Goal
Using the records below, copy exactly the part that opens with the line holding "Give me the React, TypeScript" and closes with the line holding "type P = [number, number];", minus the pictures.

Records for the exercise
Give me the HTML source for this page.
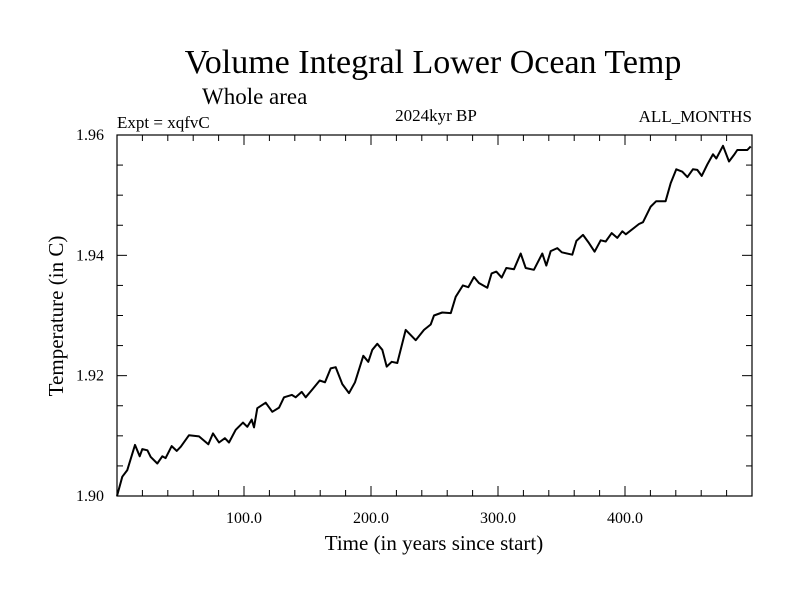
<!DOCTYPE html>
<html><head><meta charset="utf-8"><style>
body{margin:0;background:#fff}
svg{display:block}
text{font-family:"Liberation Serif",serif;fill:#000}
</style></head><body>
<svg id="chart" width="800" height="600" xmlns="http://www.w3.org/2000/svg">
<text x="433" y="73" font-size="34" text-anchor="middle">Volume Integral Lower Ocean Temp</text>
<text x="202" y="104" font-size="23">Whole area</text>
<text x="117" y="128" font-size="17">Expt = xqfvC</text>
<text x="436" y="121" font-size="17" text-anchor="middle">2024kyr BP</text>
<text x="752" y="122" font-size="17" text-anchor="end">ALL_MONTHS</text>
<text x="434" y="550" font-size="21" text-anchor="middle">Time (in years since start)</text>
<text x="0" y="0" font-size="21" text-anchor="middle" transform="translate(63,316) rotate(-90)">Temperature (in C)</text>
<g id="ticks"></g>
<path id="series" fill="none" stroke="#000" stroke-width="2" stroke-linejoin="round"/>
<rect x="117" y="135" width="635" height="361" fill="none" stroke="#000" stroke-width="1.2"/>
</svg>
<script>
const years=[0,4.2,8.1,14.2,17.9,19.9,23.9,26.5,31.7,35.7,38.3,43.1,47.0,50.2,56.7,64.6,71.9,75.6,80.3,85.0,88.2,93.5,99.2,102.6,106.1,107.9,110.5,117.1,122.3,127.6,131.5,137.6,140.7,145.4,148.6,153.8,159.6,163.8,168.3,172.2,177.4,182.7,187.4,193.9,197.9,201.0,205.0,208.9,212.4,216.3,220.7,227.3,235.2,241.7,247.0,249.6,256.1,262.8,266.7,272.4,276.6,281.1,285.0,291.6,295.0,298.7,302.9,306.5,312.6,317.9,321.8,328.3,334.9,338.0,341.5,346.7,350.2,358.5,361.7,366.9,371.1,376.1,380.9,384.8,389.5,393.9,397.9,400.6,411.0,414.2,420.2,424.6,432.0,436.0,440.4,445.1,449.1,453.5,456.9,460.4,464.8,469.3,471.9,477.2,481.9,485.8,488.4,496.3,499.0];
const temps=[1.9000,1.9032,1.9043,1.9085,1.9066,1.9078,1.9076,1.9065,1.9054,1.9066,1.9063,1.9083,1.9075,1.9082,1.9101,1.9099,1.9086,1.9104,1.9089,1.9096,1.9089,1.9110,1.9122,1.9115,1.9127,1.9114,1.9146,1.9155,1.9140,1.9147,1.9164,1.9168,1.9164,1.9173,1.9164,1.9177,1.9192,1.9189,1.9212,1.9214,1.9186,1.9171,1.9189,1.9233,1.9223,1.9243,1.9253,1.9243,1.9215,1.9223,1.9221,1.9276,1.9259,1.9276,1.9285,1.9300,1.9305,1.9304,1.9331,1.9350,1.9347,1.9364,1.9354,1.9346,1.9370,1.9373,1.9363,1.9379,1.9377,1.9403,1.9379,1.9376,1.9403,1.9383,1.9407,1.9412,1.9405,1.9401,1.9424,1.9434,1.9422,1.9406,1.9425,1.9423,1.9437,1.9429,1.9440,1.9435,1.9452,1.9455,1.9481,1.9490,1.9490,1.9520,1.9543,1.9539,1.9530,1.9543,1.9542,1.9532,1.9551,1.9568,1.9561,1.9582,1.9556,1.9567,1.9575,1.9575,1.9581];
const xTickLabels=["100.0","200.0","300.0","400.0"];
const xTickValues=[100,200,300,400];
const yTickLabels=["1.90","1.92","1.94","1.96"];
const yTickValues=[1.90,1.92,1.94,1.96];
const X0=117,X1=752,Y0=496,Y1=135,XMIN=0,XMAX=500,YMIN=1.90,YMAX=1.96;
const sx=v=>X0+(v-XMIN)/(XMAX-XMIN)*(X1-X0);
const sy=v=>Y0-(v-YMIN)/(YMAX-YMIN)*(Y0-Y1);
const NS="http://www.w3.org/2000/svg";
const g=document.getElementById('ticks');
function line(x1,y1,x2,y2){const l=document.createElementNS(NS,'line');l.setAttribute('x1',x1);l.setAttribute('y1',y1);l.setAttribute('x2',x2);l.setAttribute('y2',y2);l.setAttribute('stroke','#000');l.setAttribute('stroke-width','1');


g.appendChild(l);}
for(let v=20;v<500;v+=20){const x=sx(v);const len=(v%100===0)?10:6;line(x,Y0,x,Y0-len);line(x,Y1,x,Y1+len);}
for(let v=1.905;v<1.9599;v+=0.005){const y=sy(v);const maj=Math.abs(Math.round(v*1000)%20)<1;const len=maj?10:6;line(X0,y,X0+len,y);line(X1,y,X1-len,y);}
xTickValues.forEach((v,i)=>{const t=document.createElementNS(NS,'text');t.setAttribute('x',sx(v));t.setAttribute('y',523);t.setAttribute('font-size','16');t.setAttribute('text-anchor','middle');t.textContent=xTickLabels[i];


g.appendChild(t);});
yTickValues.forEach((v,i)=>{const t=document.createElementNS(NS,'text');t.setAttribute('x',104);t.setAttribute('y',sy(v)+5);t.setAttribute('font-size','16');t.setAttribute('text-anchor','end');t.textContent=yTickLabels[i];


g.appendChild(t);});
document.getElementById('series').setAttribute('d',years.map((y,i)=>(i?'L':'M')+sx(y).toFixed(1)+','+sy(temps[i]).toFixed(1)).join(''));
</script>
</body></html>
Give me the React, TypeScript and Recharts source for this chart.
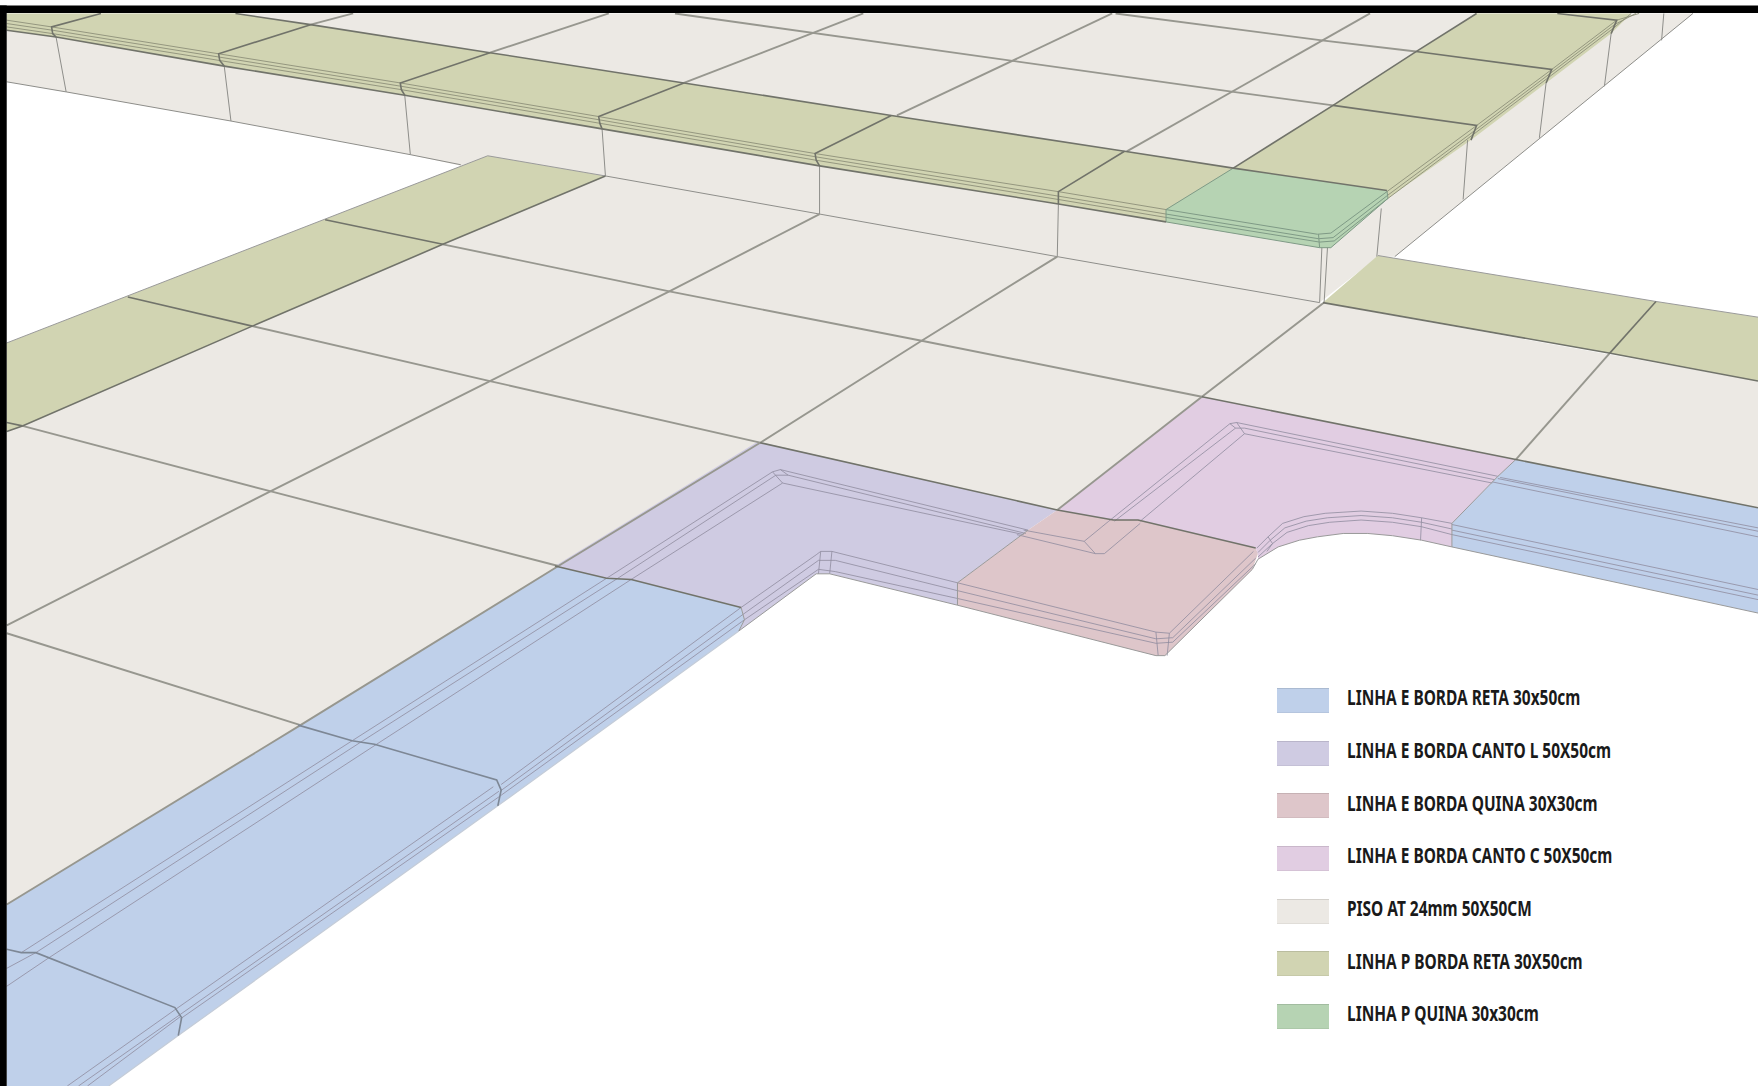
import React from 'react';
import { ComposedChart, Scatter, XAxis, YAxis, Legend } from 'recharts';

type P = [number, number];

const frameBands: P[][] = [
  [[0, 5], [1568, 5], [1568, 11.5], [0, 11.5]],
  [[0, 5], [6, 5], [6, 969], [0, 969]],
];

const pisoTiles: P[][] = [
  [[6, 12], [1510, 12], [1244, 229], [1229, 229], [1177, 270], [943, 229], [731, 191], [540, 157], [435, 139], [411, 148], [366, 138], [206, 108], [59, 82], [6, 73]],
  [[540, 157], [1177, 270], [1568, 340], [1568, 453], [1352, 410], [1072, 354], [943, 455], [678, 395], [498, 505], [268, 647], [6, 807], [6, 385], [20, 380], [225, 291], [395, 218]],
];
const bordaPTiles: P[][] = [
  [[6, 12], [210, 12], [277, 22], [437, 47], [610, 74], [795, 103], [1003, 135], [1100, 150], [1040, 198], [944, 182], [731, 148], [537, 115], [361, 85], [200, 59], [50, 33], [6, 27]],
  [[1100, 150], [1317, 12], [1455, 12], [1437, 30], [1379, 74], [1312, 125], [1238, 177], [1237, 170]],
  [[435, 139], [540, 157], [395, 218], [225, 291], [20, 380], [6, 385], [6, 306]],
  [[1229, 228], [1477, 269], [1568, 283], [1568, 340], [1435, 315], [1180, 270]],
];
const quinaPTiles: P[][] = [
  [[1100, 150], [1237, 170], [1238, 177], [1187, 221], [1177, 221], [1040, 198], [1040, 187]],
];
const retaETiles: P[][] = [
  [[6, 807], [268, 647], [498, 505], [541, 516], [563, 517], [661, 542], [664, 553], [659, 563], [444, 719], [159, 924], [97, 969], [6, 969]],
  [[1352, 410], [1568, 453], [1568, 547], [1295, 488], [1295, 467], [1336, 425]],
];
const cantoLTiles: P[][] = [
  [[676, 394], [943, 455], [917, 473], [854, 520], [854, 540], [740, 512], [728, 512], [659, 563], [664, 553], [661, 542], [563, 517], [541, 516], [495, 505]],
];
const quinaETiles: P[][] = [
  [[943, 455], [993, 464], [1015, 464], [1120, 489], [1122, 494], [1117, 508], [1039, 585], [1031, 585], [854, 540], [854, 520], [917, 473]],
];
const cantoCTiles: P[][] = [
  [[1072, 354], [1352, 410], [1336, 425], [1295, 467], [1295, 488], [1268, 482], [1242, 478], [1220, 476], [1198, 476], [1175, 479], [1159, 482], [1140, 488], [1122, 499], [1122, 494], [1120, 489], [1015, 464], [993, 464], [943, 455]],
];

const floorJoints: P[][] = [
  [[277, 22], [315, 12]],
  [[437, 47], [543, 12]],
  [[610, 74], [770, 12]],
  [[800, 103], [992, 12]],
  [[1005, 135], [1222, 12]],
  [[602, 12], [1100, 82], [1189, 94]],
  [[995, 12], [1179, 36], [1263, 46]],
  [[20, 380], [240, 438], [498, 505]],
  [[225, 291], [437, 340], [678, 395]],
  [[395, 218], [597, 260], [822, 304], [1072, 354]],
  [[6, 565], [268, 647]],
  [[6, 558], [242, 438], [437, 340], [597, 260], [731, 191]],
  [[6, 807], [268, 647], [498, 505], [678, 395], [822, 304], [943, 229]],
  [[943, 455], [1072, 354], [1181, 270]],
  [[1352, 410], [1435, 316]],
];

const riserLines: P[][] = [
  [[6, 73], [59, 82], [206, 108], [366, 138], [411, 147]],
  [[540, 157], [731, 191], [943, 229], [1177, 270]],
  [[50, 33], [59, 82]],
  [[200, 59], [206, 108]],
  [[361, 85], [366, 138]],
  [[537, 115], [540, 157]],
  [[731, 148], [731, 191]],
  [[944, 182], [943, 229]],
  [[1179, 221], [1177, 270]],
  [[1184, 221], [1181, 270]],
  [[1232, 186], [1228, 229]],
  [[1309, 125], [1305, 178]],
  [[1379, 74], [1373, 123]],
  [[1437, 30], [1431, 77]],
  [[1484, 12], [1482, 36]],
  [[1244, 229], [1510, 12]],
];

const darkEdges: P[][] = [
  [[210, 12], [277, 22], [437, 47], [610, 74], [795, 103], [1003, 135], [1100, 150], [1237, 170]],
  [[1100, 150], [1189, 94], [1263, 46], [1317, 12]],
  [[90, 12], [46, 24], [47, 30], [50, 33]],
  [[277, 22], [195, 48], [196, 54], [200, 59]],
  [[437, 47], [357, 74], [358, 80], [361, 85]],
  [[610, 74], [534, 104], [535, 110], [537, 115]],
  [[795, 103], [727, 137], [728, 143], [731, 148]],
  [[1003, 135], [944, 171], [944, 182]],
  [[1189, 94], [1317, 112], [1312, 125]],
  [[1263, 46], [1384, 62], [1379, 74]],
  [[1389, 12], [1442, 18], [1437, 30]],
  [[6, 27], [50, 33], [200, 59], [361, 85], [537, 115], [731, 148], [944, 182], [1040, 198]],
  [[290, 196], [395, 218]],
  [[114, 265], [225, 291]],
  [[6, 377], [20, 380]],
  [[540, 157], [395, 218], [225, 291], [20, 380], [6, 385]],
  [[1180, 270], [1435, 315], [1568, 340]],
  [[1477, 269], [1435, 316]],
  [[678, 395], [943, 455], [993, 464], [1015, 464], [1120, 489]],
  [[1072, 354], [1352, 410], [1568, 453]],
  [[495, 505], [541, 516], [563, 517], [661, 542]],
];

const blueJoints: P[][] = [
  [[266, 647], [314, 661], [334, 664], [443, 696], [447, 705], [444, 719]],
  [[6, 847], [19, 850], [32, 850], [156, 899], [162, 908], [159, 924]],
];

const outerEdges: P[][] = [
  [[728, 512], [740, 512], [854, 540], [1031, 585], [1039, 585], [1117, 508], [1122, 499], [1140, 488], [1159, 482], [1175, 479], [1198, 476], [1220, 476], [1242, 478], [1268, 482], [1295, 488], [1568, 547]],
  [[435, 139], [6, 306]],
  [[435, 139], [540, 157]],
  [[1229, 228], [1477, 269], [1568, 283]],
  [[917, 473], [854, 520], [854, 540]],
  [[1352, 410], [1336, 425], [1295, 467], [1295, 488]],
  [[661, 542], [664, 553], [659, 563]],
  [[659, 563], [728, 512]],
];

const faintEdges: P[][] = [
  [[659, 563], [444, 719], [159, 924], [97, 969]],
];

const stripGrooves: P[][] = [
  [[6, 18], [46, 24], [195, 48], [357, 74], [534, 104], [727, 137], [944, 171], [1040, 187]],
  [[6, 21], [47, 27], [196, 51], [358, 77], [535, 107], [728, 140], [944, 175], [1040, 191]],
  [[6, 24], [47, 30], [196, 54], [358, 80], [535, 110], [728, 143], [944, 178], [1040, 194]],
  [[1237, 171], [1317, 112], [1384, 62], [1442, 18], [1462, 12]],
  [[1238, 174], [1316, 116], [1382, 66], [1440, 22], [1459, 12]],
  [[1238, 177], [1314, 120], [1380, 70], [1438, 26], [1455, 12]],
];

const quinaPGrooves: P[][] = [
  [[1100, 150], [1040, 187], [1040, 198]],
  [[1040, 187], [1175, 209], [1187, 208], [1237, 171]],
  [[1040, 191], [1176, 213], [1189, 212], [1238, 174]],
  [[1040, 194], [1177, 216], [1190, 215], [1238, 177]],
  [[1040, 198], [1177, 221], [1187, 221], [1238, 177]],
  [[1176, 209], [1177, 221]],
  [[1237, 170], [1238, 177]],
];

const fineGrooves: P[][] = [
  [[19, 850], [314, 661], [541, 516], [689, 421], [696, 419], [917, 473]],
  [[6, 864], [32, 850], [322, 662], [551, 516], [692, 424], [703, 424], [915, 476]],
  [[6, 880], [43, 855], [336, 664], [563, 517], [698, 431], [913, 477]],
  [[689, 421], [698, 431]],
  [[696, 419], [703, 424]],
  [[447, 700], [661, 542]],
  [[446, 706], [663, 548]],
  [[445, 711], [664, 553]],
  [[156, 901], [60, 969]],
  [[161, 905], [70, 969]],
  [[161, 907], [78, 969]],
  [[440, 702], [156, 901]],
  [[445, 706], [161, 905]],
  [[445, 711], [161, 909]],
  [[661, 542], [728, 495], [732, 492], [742, 492], [854, 520]],
  [[663, 548], [730, 500], [745, 500], [854, 527]],
  [[664, 553], [730, 508], [745, 510], [854, 534]],
  [[732, 492], [730, 512]],
  [[742, 492], [740, 512]],
  [[854, 520], [1031, 564], [1043, 565], [1118, 492]],
  [[854, 527], [1031, 570], [1046, 569], [1120, 498]],
  [[854, 534], [1031, 574], [1046, 573], [1120, 503]],
  [[1031, 564], [1033, 585]],
  [[1043, 565], [1041, 585]],
  [[913, 473], [967, 483], [989, 465]],
  [[907, 477], [977, 494], [985, 494], [1017, 467]],
  [[967, 483], [977, 494]],
  [[989, 465], [1097, 378], [1103, 377], [1336, 425]],
  [[994, 465], [1102, 382], [1110, 382], [1333, 428]],
  [[1017, 465], [1110, 387], [1331, 431]],
  [[1097, 378], [1102, 382]],
  [[1103, 377], [1110, 387]],
  [[1121, 489], [1131, 479], [1144, 467], [1163, 461], [1182, 458], [1214, 456], [1242, 458], [1268, 462], [1295, 467]],
  [[1122, 493], [1133, 482], [1146, 471], [1165, 465], [1184, 462], [1214, 460], [1242, 462], [1268, 466], [1295, 472]],
  [[1122, 497], [1135, 485], [1148, 475], [1167, 469], [1186, 466], [1214, 464], [1242, 466], [1268, 470], [1295, 477]],
  [[1131, 479], [1135, 485], [1130, 492]],
  [[1268, 462], [1267, 482]],
  [[1338, 426], [1568, 471]],
  [[1336, 427], [1568, 474]],
  [[1331, 430], [1568, 479]],
  [[1295, 468], [1568, 526]],
  [[1295, 473], [1568, 531]],
  [[1295, 477], [1568, 535]],
];

const legendLabels = [
  'LINHA E BORDA RETA 30x50cm',
  'LINHA E BORDA CANTO L 50X50cm',
  'LINHA E BORDA QUINA 30X30cm',
  'LINHA E BORDA CANTO C 50X50cm',
  'PISO AT 24mm 50X50CM',
  'LINHA P BORDA RETA 30X50cm',
  'LINHA P QUINA 30x30cm',
];

const RETA_E = '#bfd0ea';
const CANTO_L = '#cfcbe2';
const QUINA_E = '#dec6ca';
const CANTO_C = '#e1cde2';
const PISO = '#ece9e4';
const BORDA_P = '#d1d4b2';
const QUINA_P = '#b6d3b3';
const legendColors = [RETA_E, CANTO_L, QUINA_E, CANTO_C, PISO, BORDA_P, QUINA_P];

const toPoints = (line: P[]) => line.map(([x, y]) => ({ x, y }));

// Scatter hands the scaled points to this, so a tile is just a closed scatter line
const tileShape = (fill: string) => (props: any) => (
  <polygon points={props.points.map((p: any) => `${p.x},${p.y}`).join(' ')} fill={fill} stroke="none" />
);
const noDot = () => <g />;

const renderTiles = (tiles: P[][], fill: string, name: string) =>
  tiles.map((t, i) => (
    <Scatter key={`${name}${i}`} data={toPoints(t)} dataKey="y" line={tileShape(fill)} shape={noDot} isAnimationActive={false} />
  ));

const renderLines = (lines: P[][], stroke: string, strokeWidth: number, name: string) =>
  lines.map((l, i) => (
    <Scatter key={`${name}${i}`} data={toPoints(l)} dataKey="y" line={{ stroke, strokeWidth }} shape={noDot} isAnimationActive={false} />
  ));

const LegendBox = () => (
  <div style={{ fontFamily: '"Noto Sans", sans-serif', fontWeight: 700, fontSize: 22, color: '#1a1a1a' }}>
    {legendLabels.map((label, i) => (
      <div key={label} style={{ display: 'flex', alignItems: 'center', height: 52.7 }}>
        <div
          style={{
            width: 52,
            height: 23,
            background: legendColors[i],
            marginRight: 18,
            flex: 'none',
            position: 'relative',
            top: 4,
            borderTop: '1px solid rgba(0,0,0,0.1)',
            borderBottom: '1px solid rgba(0,0,0,0.05)',
          }}
        />
        <span style={{ whiteSpace: 'nowrap', display: 'inline-block', transform: 'scaleX(0.702)', transformOrigin: 'left center' }}>{label}</span>
      </div>
    ))}
  </div>
);

export default function App() {
  return (
    <div style={{ position: 'absolute', left: 0, top: 0, width: 1758, height: 1086, background: '#fff', overflow: 'hidden' }}>
      <ComposedChart width={1758} height={1086} margin={{ top: 0, right: 0, bottom: 0, left: 0 }}>
        <XAxis type="number" dataKey="x" domain={[0, 1568]} hide />
        <YAxis type="number" dataKey="y" domain={[0, 969]} reversed hide />
        {renderTiles(pisoTiles, PISO, 'piso')}
        {renderTiles(bordaPTiles, BORDA_P, 'bordaP')}
        {renderTiles(quinaPTiles, QUINA_P, 'quinaP')}
        {renderTiles(retaETiles, RETA_E, 'reta')}
        {renderTiles(cantoLTiles, CANTO_L, 'cantoL')}
        {renderTiles(quinaETiles, QUINA_E, 'quinaE')}
        {renderTiles(cantoCTiles, CANTO_C, 'cantoC')}
        {renderLines(riserLines, '#8e8e8a', 1, 'riser')}
        {renderLines(floorJoints, '#97978f', 1.9, 'joint')}
        {renderLines(stripGrooves, '#8d9079', 0.9, 'strip')}
        {renderLines(quinaPGrooves, '#7f9a86', 1, 'quinaGroove')}
        {renderLines(fineGrooves, '#8f8c9e', 0.8, 'fine')}
        {renderLines(faintEdges, '#c4ccd8', 1.2, 'faint')}
        {renderLines(outerEdges, '#9a9a9a', 1, 'outer')}
        {renderLines(blueJoints, '#7d8795', 1.6, 'blue')}
        {renderLines(darkEdges, '#71736a', 1.6, 'dark')}
        {renderTiles(frameBands, '#000', 'frame')}
        <Legend
          layout="horizontal"
          verticalAlign="middle"
          content={<LegendBox />}
          wrapperStyle={{ left: 1277, top: 670, width: 470, bottom: 'auto', right: 'auto' }}
        />
      </ComposedChart>
    </div>
  );
}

Worked answer
Give me the React, TypeScript and Recharts source for this chart.
import React from 'react';
import { ComposedChart, Scatter, XAxis, YAxis, Legend } from 'recharts';

type P = [number, number];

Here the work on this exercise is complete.